Starbucks Cups Attract Controversy 


Halloween has passed, and the holiday season has arrived. However, some are upset that it is the holiday season, and not the Christmas season. To be more specific, Starbucks has changed their cup design for the holiday season. Whereas last year their cups were red and decorated with snowflakes and Christmas trees, this year they are simply plain red. This has upset some people, and initially I was upset too. On an aesthetic level, it is much more attractive to add some cheerful decorations rather than simply keeping the cups a solid color. However, I hold a different grievance than the others who were enraged by the design change. Most who are upset are angry because the decorations no longer display and Christian imagery. I think that this reason for disliking the new design is flawed.

I wouldn’t exactly call snowflakes Christian imagery, and the trees on the old cups were Christmas trees, but let’s be real, it is just a tree. It’s not as if Starbucks set a precedent of religious displays by printing baby Jesus receiving gifts from the three kings on the cups. There wasn’t much of a Christian message to begin with, so it’s not like the Christian community is experiencing a huge loss of representation with the design change. Actually, the only obviously religious display on the Starbucks cups is the logo, which is the Norse two-tailed siren.

Additionally, the way that some people are responding to this change is questionable. Those who are offended have come up with an interesting way to fight the Politically Correct monster that is Starbucks: they order a drink at Starbucks and say that their name is “Merry Christmas.” This has convinced some in the Christian community to go out of their way to order at Starbucks when they normally didn’t even like Starbucks, simply to spite them for removing a snowflake from a cup. I’m not sure why Starbucks changed their design, because I have already stated that it certainly isn’t better aesthetically, but the change has helped their business. Even if someone orders with the name “Merry Christmas,” Starbucks still gets the money from the purchase. So, Starbucks has increased revenue from both those who come to Starbucks to support the change and to spite those who are offended, and those who order with the name “Merry Christmas” to spite Starbucks for attacking Christ. Starbucks certainly hasn’t suffered from the controversy.

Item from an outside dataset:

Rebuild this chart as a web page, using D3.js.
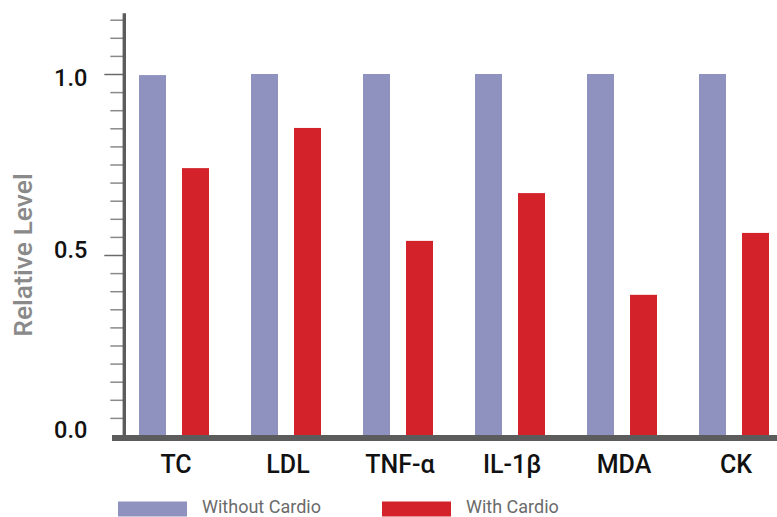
<!DOCTYPE html>
<html>
<head>
<meta charset="utf-8">
<script src="https://cdn.jsdelivr.net/npm/d3@7"></script>
<style>
  html, body { margin: 0; padding: 0; background: #fff; }
  svg { display: block; font-family: Roboto, "Noto Sans", sans-serif; }
</style>
</head>
<body>
<svg id="chart" width="777" height="517"></svg>
<script>
// ---- data ----
const categories = ["TC", "LDL", "TNF-\u03b1", "IL-1\u03b2", "MDA", "CK"];
const seriesNames = ["Without Cardio", "With Cardio"];
const withoutCardio = [0.997, 1.0, 1.0, 1.0, 1.0, 1.0];
const withCardio = [0.74, 0.851, 0.539, 0.671, 0.39, 0.561];
const yTickLabels = [0.0, 0.5, 1.0];
const yMinorTicks = d3.range(0, 1.1501, 0.05);

const colors = { "Without Cardio": "#8f92bf", "With Cardio": "#d3222a" };

const svg = d3.select("#chart");

// ---- scales ----
const y = d3.scaleLinear().domain([0, 1]).range([436, 74]);
const x0 = d3.scaleBand().domain(categories).range([118, 790]).padding(0);
const x1 = d3.scaleBand().domain(seriesNames).range([21, 91]).paddingInner(0.372).paddingOuter(0);

const rows = categories.map((c, i) => ({
  cat: c,
  values: [
    { key: seriesNames[0], value: withoutCardio[i] },
    { key: seriesNames[1], value: withCardio[i] }
  ]
}));

// ---- bars ----
const groups = svg.append("g").selectAll("g").data(rows).join("g")
  .attr("transform", d => `translate(${x0(d.cat)},0)`);
groups.selectAll("rect").data(d => d.values).join("rect")
  .attr("x", d => x1(d.key))
  .attr("width", x1.bandwidth())
  .attr("y", d => y(d.value))
  .attr("height", d => y(0) - y(d.value))
  .attr("fill", d => colors[d.key]);

// ---- y axis: minor ticks ----
const axisX = 124.3;
const minorAxis = d3.axisLeft(y).tickValues(yMinorTicks.filter(v => !yTickLabels.some(m => Math.abs(m - v) < 1e-6)))
  .tickSize(14).tickFormat("");
const gMinor = svg.append("g").attr("transform", `translate(${axisX},0)`).call(minorAxis);
gMinor.select(".domain").remove();
gMinor.selectAll(".tick line").attr("stroke", "#8a8a8a").attr("stroke-width", 1.5);

// ---- y axis: major ticks + labels ----
const labelNudge = v => (v === 1 ? 3 : v === 0.5 ? -6 : -7);
const majorAxis = d3.axisLeft(y).tickValues(yTickLabels).tickSize(20).tickPadding(17)
  .tickFormat(d3.format(".1f"));
const gMajor = svg.append("g").attr("transform", `translate(${axisX},0)`).call(majorAxis);
gMajor.select(".domain").remove();
gMajor.selectAll(".tick line").attr("stroke", "#6a6a6a").attr("stroke-width", 1.5);
gMajor.selectAll(".tick text")
  .attr("font-family", "Roboto, sans-serif")
  .attr("font-size", 23.5)
  .attr("font-weight", 500)
  .attr("fill", "#111")
  .attr("dy", null)
  .attr("dominant-baseline", "central")
  .attr("y", d => labelNudge(d));
gMajor.selectAll(".tick line").filter(d => d === 0).remove();

// vertical axis line
svg.append("line")
  .attr("x1", axisX).attr("x2", axisX)
  .attr("y1", y(1.168)).attr("y2", y(0) + 2)
  .attr("stroke", "#5c5c5c").attr("stroke-width", 3.4);

// ---- x axis ----
svg.append("rect")
  .attr("x", 112).attr("y", 435)
  .attr("width", 777 - 112).attr("height", 6)
  .attr("fill", "#5c5c5c");

const xAxis = d3.axisBottom(x0).tickSize(0).tickPadding(0);
const gx = svg.append("g").attr("transform", `translate(2,${y(0)})`).call(xAxis);
gx.select(".domain").remove();
gx.selectAll(".tick text")
  .attr("font-family", "Roboto, sans-serif")
  .attr("font-size", 25)
  .attr("font-weight", 500)
  .attr("fill", "#111")
  .attr("dy", null)
  .attr("y", 37);

// ---- y title ----
svg.append("text")
  .attr("transform", `translate(31.5,255) rotate(-90)`)
  .attr("text-anchor", "middle")
  .attr("font-size", 26.5)
  .attr("font-weight", 500)
  .attr("fill", "#8a8a8a")
  .text("Relative Level");

// ---- legend ----
const legendItems = [
  { key: seriesNames[0], x: 118 },
  { key: seriesNames[1], x: 382 }
];
const lg = svg.append("g").selectAll("g").data(legendItems).join("g")
  .attr("transform", d => `translate(${d.x},501.5)`);
lg.append("rect").attr("width", 69).attr("height", 15).attr("fill", d => colors[d.key]);
lg.append("text")
  .attr("x", 84).attr("y", 11)
  .attr("font-size", 18)
  .attr("fill", "#6b6b6b")
  .text(d => d.key);
</script>
</body>
</html>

Finally, I’m going to go ahead and say that Starbucks isn’t contributing to the “War on Christmas.” Joshua Feurstein claimed that “The cup is symbolic of a larger war against Christianity in this country.” Donald Trump claimed that “we should boycott Starbucks.” So to break this down, some people think that Christians are being persecuted, and that the cups were changed because people hate and are offended by Christianity. Firstly, let me state that as someone who is not Christian, I was in no way offended or upset by the previous design. I’m pretty sure that practically nobody was. Secondly, 71% of Americans are Christian. Christianity is the dominant religion in America, so it’s hard to see how Christians are being oppressed. Starbucks may have removed the snowflakes from the cups to be more religiously tolerant, and I see no issue with that. It wasn’t exactly a glaring and offensive issue, but Christianity is such a widely represented religion that I don’t see how it is oppressive to give a cup neutral holiday decorations. Other beliefs getting the same social privileges that Christianity has had for centuries is not oppression of Christians, which is why I don’t believe in a War on Christmas. However, that is more of a blanket statement not applying specifically to the Starbucks controversy.

The final statement I will make on the Starbucks issue is that people are assuming that a design change had much more social motivation than it actually did. The cups are not a part of the “War on Christmas.” The original design of the cups didn’t necessarily need to be changed, and were more aesthetically pleasing beforehand, but the change certainly wasn’t an attack on Christ.